![Cyclone<small></small>](/foto/musica/recensioni/big/2935-serpenti-cyclone-20140423163951.jpg)
Insomma questo nuovo Cyclone dei Serpenti sembra davvero, di primo acchito, un’operazione commerciale in stile anni Ottanta quando, per sfondare, dovevi star ben lontano dalla tua lingua madre e quando al grido di Vamos a la playa si pensava solamente a rifarsi l’abbronzatura più scura e duratura dell’estate. Questo nuovo lavoro si presenta perciò come una trasposizione in inglese delle migliori canzoni tratte dai precedenti lavori della band. Le basi elettroniche e le ritmiche paiono rinvigorite dall’uso massiccio di sonorità tanto toniche quanto vintage; mentre l’uso caricaturale e corporeo di un’immagine alla Miley Cyrus banalizza e rende perfettamente tutto quel senso artificioso di eccitazione collettiva tipico dell’epoca. L’uso dell’inglese in questo caso ha sicuramente restituito una certa ariosità alle melodie precedentemente metabolizzate, ma allo stesso tempo le ha irrimediabilmente invecchiate e datate. I Serpenti con questa mossa non aggiungono niente a quanto già di buono fatto in precedenza, ma cercano probabilmente di perseguire con un’unica mossa due obiettivi. Il primo meno nobile è quello di rivitalizzare un ottimo lavoro di genere da un punto meramente commerciale, cercando di arrivare con l’inglese laddove non si era arrivati con l’italiano, causa scarsa visibilità. Il secondo, quello di proseguire in maniera coerente la metodologia di approccio basata su un manierismo portabandiera, fortemente voluto e per niente di comodo.

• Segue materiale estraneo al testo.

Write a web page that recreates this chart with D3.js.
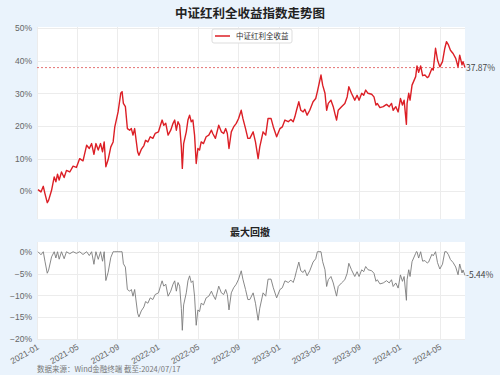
<!DOCTYPE html>
<html>
<head>
<meta charset="utf-8">
<script src="https://cdn.jsdelivr.net/npm/d3@7/dist/d3.min.js"></script>
<style>
  html, body { margin: 0; padding: 0; background: #eaf3fc; }
  svg { display: block; font-family: "Noto Sans CJK SC", "Noto Sans", sans-serif; }
</style>
</head>
<body>
<div id="chart"></div>
<script>
// 中证红利全收益 累计收益 (%)
const dates = [
  '2021-01-04','2021-01-13','2021-01-20','2021-01-25','2021-02-01','2021-02-05','2021-02-14','2021-02-22','2021-02-27',
  '2021-03-04','2021-03-09','2021-03-16','2021-03-24','2021-03-31','2021-04-10','2021-04-20','2021-04-30','2021-05-10',
  '2021-05-20','2021-05-31','2021-06-08','2021-06-15','2021-06-22','2021-06-28','2021-07-05','2021-07-12','2021-07-18',
  '2021-07-23','2021-07-28','2021-08-04','2021-08-12','2021-08-19','2021-08-24','2021-09-03','2021-09-11','2021-09-15',
  '2021-09-19','2021-09-25','2021-10-01','2021-10-08','2021-10-13','2021-10-18','2021-10-23','2021-11-01','2021-11-05',
  '2021-11-12','2021-11-20','2021-11-25','2021-12-02','2021-12-09','2021-12-17','2021-12-24','2022-01-03','2022-01-09',
  '2022-01-14','2022-01-19','2022-01-25','2022-02-01','2022-02-09','2022-02-16','2022-02-21','2022-02-26','2022-03-03',
  '2022-03-08','2022-03-13','2022-03-16','2022-03-20','2022-03-28','2022-04-02','2022-04-07','2022-04-12','2022-04-17',
  '2022-04-22','2022-04-27','2022-05-02','2022-05-07','2022-05-12','2022-05-19','2022-05-27','2022-06-04','2022-06-12',
  '2022-06-16','2022-06-24','2022-07-04','2022-07-12','2022-07-19','2022-07-25','2022-07-30','2022-08-04','2022-08-11',
  '2022-08-18','2022-08-26','2022-09-02','2022-09-10','2022-09-15','2022-09-23','2022-09-30','2022-10-06','2022-10-16',
  '2022-10-23','2022-10-31','2022-11-05','2022-11-15','2022-11-23','2022-11-30','2022-12-09','2022-12-16','2022-12-26',
  '2023-01-05','2023-01-12','2023-01-20','2023-01-30','2023-02-07','2023-02-14','2023-02-19','2023-02-24','2023-03-03',
  '2023-03-09','2023-03-16','2023-03-21','2023-03-28','2023-04-05','2023-04-15','2023-04-23','2023-04-28','2023-05-09',
  '2023-05-14','2023-05-21','2023-05-26','2023-05-31','2023-06-08','2023-06-15','2023-06-20','2023-06-25','2023-06-30',
  '2023-07-10','2023-07-20','2023-07-27','2023-08-01','2023-08-09','2023-08-19','2023-08-26','2023-09-01','2023-09-09',
  '2023-09-15','2023-09-21','2023-09-28','2023-10-09','2023-10-16','2023-10-22','2023-10-26','2023-11-03','2023-11-13',
  '2023-11-23','2023-12-01','2023-12-08','2023-12-13','2023-12-21','2023-12-28','2024-01-04','2024-01-10','2024-01-15',
  '2024-01-22','2024-01-24','2024-01-29','2024-02-02','2024-02-08','2024-02-19','2024-02-21','2024-02-23','2024-02-28',
  '2024-03-05','2024-03-11','2024-03-18','2024-03-25','2024-03-29','2024-04-08','2024-04-12','2024-04-19','2024-04-25',
  '2024-05-02','2024-05-10','2024-05-17','2024-05-22','2024-05-28','2024-06-03','2024-06-11','2024-06-19','2024-06-26',
  '2024-07-01','2024-07-08','2024-07-11','2024-07-17'
]
const values = [
  0.5, -0.2, 1.5, -0.7, -3.5, -2.8, 0.3, 4.4, 2.9,
  5.2, 3.4, 5.9, 4.2, 6.4, 5.9, 7.7, 7.3, 10.0,
  9.3, 14.1, 13.1, 14.6, 11.3, 14.6, 12.6, 14.6, 12.1,
  15.1, 7.5, 9.7, 13.6, 15.1, 19.7, 24.3, 30.0, 30.5,
  26.9, 25.9, 19.2, 18.7, 19.2, 17.2, 19.2, 12.1, 11.0,
  12.8, 14.0, 15.6, 15.1, 16.7, 16.2, 17.7, 18.2, 20.2,
  21.8, 20.2, 20.8, 17.2, 18.7, 20.8, 21.8, 18.7, 21.3,
  20.2, 13.6, 7.0, 14.6, 18.2, 21.8, 23.3, 21.3, 21.8,
  17.2, 8.5, 13.1, 12.6, 15.1, 14.6, 16.7, 17.2, 18.7,
  17.7, 16.2, 20.2, 18.2, 17.7, 19.2, 17.7, 13.1, 18.2,
  19.7, 20.8, 22.3, 24.8, 22.3, 19.2, 16.2, 16.2, 18.2,
  15.1, 10.0, 13.6, 18.2, 17.2, 22.3, 22.3, 19.7, 16.7,
  19.2, 19.7, 21.8, 21.3, 22.0, 21.3, 22.8, 24.8, 27.4,
  24.8, 24.3, 25.1, 23.3, 24.8, 27.4, 28.4, 30.5, 35.6,
  32.5, 30.0, 24.8, 26.9, 27.9, 25.9, 23.8, 21.8, 24.8,
  25.9, 26.9, 28.9, 32.0, 30.0, 27.9, 29.4, 27.9, 30.0,
  29.4, 31.0, 30.0, 29.7, 28.9, 26.4, 26.9, 25.6, 25.9,
  26.6, 25.9, 26.9, 24.8, 25.9, 24.3, 28.4, 26.4, 27.9,
  20.5, 26.9, 30.0, 27.9, 32.5, 35.1, 36.8, 38.4, 36.4,
  38.4, 35.4, 35.6, 34.8, 35.1, 37.6, 37.1, 43.8, 40.2,
  38.1, 39.7, 43.8, 45.8, 44.8, 43.2, 42.2, 40.7, 38.1,
  41.7, 38.7, 39.7, 37.87
]
const mainTicks = [0, 0.1, 0.2, 0.3, 0.4, 0.5]
const ddTicks = [0, -0.05, -0.1, -0.15, -0.2]
const lastLabel = '37.87%'
const ddLabel = '-5.44%'

const width = 500, height = 375
const margin = {left: 37, right: 35}
const main = {top: 28, bottom: 219}
const dd = {top: 243, bottom: 339}

const parse = d3.timeParse('%Y-%m-%d')
const data = dates.map((d, i) => ({date: parse(d), v: values[i] / 100}))
// 最大回撤 from the running peak of the same series
let peak = -Infinity
data.forEach(d => {
  peak = Math.max(peak, 1 + d.v)
  d.dd = (1 + d.v) / peak - 1
})

const x = d3.scaleTime()
  .domain([parse('2021-01-01'), parse('2024-07-17')])
  .range([margin.left, width - margin.right])
const yMain = d3.scaleLinear().domain([-0.085, 0.5]).range([main.bottom, main.top])
const yDD = d3.scaleLinear().domain([-0.2, 0.02]).range([dd.bottom, dd.top])
const monthTicks = d3.timeMonth.every(4).range(parse('2021-01-01'), parse('2024-07-18'))
const pct = d3.format('.0%')

const svg = d3.select('#chart').append('svg').attr('width', width).attr('height', height)

svg.append('rect').attr('width', width).attr('height', height).attr('fill', '#eaf3fc')

function panel(y, ticks) {
  const g = svg.append('g')
  g.append('rect')
    .attr('x', x.range()[0]).attr('y', y.range()[1] - 1)
    .attr('width', x.range()[1] - x.range()[0])
    .attr('height', y.range()[0] - y.range()[1] + 1)
    .attr('fill', '#fff')
  g.selectAll('.hgrid').data(ticks).enter().append('line')
    .attr('x1', x.range()[0]).attr('x2', x.range()[1])
    .attr('y1', d => Math.round(y(d)) + 0.5).attr('y2', d => Math.round(y(d)) + 0.5)
    .attr('stroke', '#ececec')
  g.selectAll('.vgrid').data(monthTicks).enter().append('line')
    .attr('x1', d => Math.round(x(d)) + 0.5).attr('x2', d => Math.round(x(d)) + 0.5)
    .attr('y1', y.range()[1] - 1).attr('y2', y.range()[0])
    .attr('stroke', '#ececec')
  const axis = g.append('g')
    .attr('transform', `translate(${x.range()[0] - 5},0)`)
    .call(d3.axisLeft(y).tickValues(ticks).tickFormat(pct).tickSize(0).tickPadding(0))
  axis.select('.domain').remove()
  axis.selectAll('text').attr('fill', '#666').style('font-size', '8.5px')
  return g
}

// 主图
svg.append('text')
  .attr('x', width / 2).attr('y', 18)
  .attr('text-anchor', 'middle')
  .attr('font-size', 12.5).attr('font-weight', 'bold').attr('fill', '#222')
  .text('中证红利全收益指数走势图')

const gMain = panel(yMain, mainTicks)

const last = data[data.length - 1]
gMain.append('line')
  .attr('x1', x.range()[0]).attr('x2', x.range()[1])
  .attr('y1', yMain(last.v)).attr('y2', yMain(last.v))
  .attr('stroke', '#e57373').attr('stroke-dasharray', '2,2').attr('stroke-width', 1)

gMain.append('path').datum(data)
  .attr('fill', 'none').attr('stroke', '#dc1f26').attr('stroke-width', 1.4)
  .attr('stroke-linejoin', 'round')
  .attr('d', d3.line().x(d => x(d.date)).y(d => yMain(d.v)))

gMain.append('text')
  .attr('x', x.range()[1] + 1).attr('y', yMain(last.v) + 3)
  .attr('font-size', 8.5).attr('fill', '#444')
  .text(lastLabel)

// 图例
const legend = svg.append('g').attr('transform', 'translate(212,29)')
legend.append('rect').attr('width', 80).attr('height', 14).attr('rx', 2)
  .attr('fill', '#fff').attr('stroke', '#ddd')
legend.append('line').attr('x1', 3).attr('x2', 18).attr('y1', 7).attr('y2', 7)
  .attr('stroke', '#dc1f26').attr('stroke-width', 1.5)
legend.append('text').attr('x', 24).attr('y', 10).attr('font-size', 7.5).attr('fill', '#333')
  .text('中证红利全收益')

// 最大回撤
svg.append('text')
  .attr('x', width / 2).attr('y', 236)
  .attr('text-anchor', 'middle')
  .attr('font-size', 10).attr('font-weight', 'bold').attr('fill', '#222')
  .text('最大回撤')

const gDD = panel(yDD, ddTicks)

gDD.append('path').datum(data)
  .attr('fill', 'none').attr('stroke', '#7a7a7a').attr('stroke-width', 0.9)
  .attr('stroke-linejoin', 'round')
  .attr('d', d3.line().x(d => x(d.date)).y(d => yDD(d.dd)))

gDD.append('text')
  .attr('x', x.range()[1] + 1).attr('y', yDD(last.dd) + 3)
  .attr('font-size', 8.5).attr('fill', '#444')
  .text(ddLabel)

// x 轴
const xAxis = svg.append('g')
  .attr('transform', `translate(0,${dd.bottom + 6})`)
  .call(d3.axisBottom(x).tickValues(monthTicks).tickFormat(d3.timeFormat('%Y-%m')).tickSize(0).tickPadding(0))
xAxis.select('.domain').remove()
xAxis.selectAll('text')
  .attr('fill', '#666').style('font-size', '8.5px')
  .attr('text-anchor', 'end').attr('dy', '0.5em')
  .attr('transform', 'rotate(-30)')

svg.append('text')
  .attr('x', 37).attr('y', 372)
  .attr('font-size', 7.5).attr('fill', '#777')
  .text('数据来源：Wind金融终端 截至:2024/07/17')
</script>
</body>
</html>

Come già segnalato in precedenza in un periodo storico di crisi, senza idee anche l’iperbole può diventare il massimo dell’anticonformismo. L’applicazione può così divenire anche pura esaltazione dell’imitazione per una rappresentazione meccanica e teatrale di testimonianza a volte provocatoria. L’unico rischio vero proviene dall’uso sistematico di stereotipi sia nell’impianto sonoro, sia nella costruzione dell’immagine: alla fine la troppa coerenza può risultare peggiore dell’incoerenza. Essere scambiati per Sabrina Salerno o Samantha Fox invece che per i Cold Cave è un attimo, nel bene e nel male. Ben venga comunque la ricerca di un’estetica anni Ottanta che passi, ora come allora, dalla sua connotazione più sensuale ed erotica, anche se con in dote tutto il suo carico di superficialità e fragilità.